Purpose
MUC1, an oncogene overexpressed in multiple solid tumors including pancreatic cancer, reduces overall survival and imparts resistance to radiation and chemotherapies. We previously identified that MUC1 facilitates growth promoting metabolic alterations in pancreatic cancer cells. The present study investigates the role of MUC1-mediated metabolism in radiation resistance of pancreatic cancer by utilizing cell lines and in vivo models.
Experimental design
We used MUC1 knockdown and overexpressed cell line models for evaluating the role of MUC1-mediated metabolism in radiation resistance through in vitro cytotoxicity, clonogenicity, DNA damage response and metabolomic evaluations. We also investigated if inhibition of glycolysis could revert MUC1-mediated metabolic alterations and radiation resistance using in vitro and in vivo models.
Results
MUC1 expression diminished radiation-induced cytotoxicity and DNA damage in pancreatic cancer cells by enhancing glycolysis, pentose phosphate pathway, and nucleotide biosynthesis. Such metabolic reprogramming resulted in high nucleotide pools and radiation resistance in in vitro models.
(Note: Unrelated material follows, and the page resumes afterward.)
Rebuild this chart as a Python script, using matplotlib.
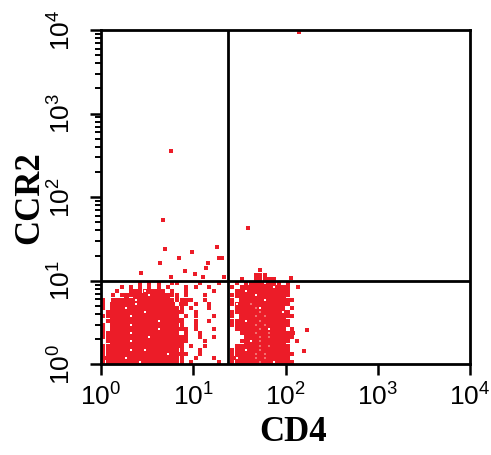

Pre-treatment with the glycolysis inhibitor, 3-bromopyruvate (BrPA) abrogated MUC1-mediated radiation resistance both in vitro and in vivo, by reducing glucose flux into nucleotide biosynthetic pathways and enhancing DNA damage, which could again be reversed by pre-treatment with nucleoside pools.
Conclusions
MUC1-mediated nucleotide metabolism plays a key role in facilitating radiation-resistance in pancreatic cancer and targeted effectively through glycolytic inhibition.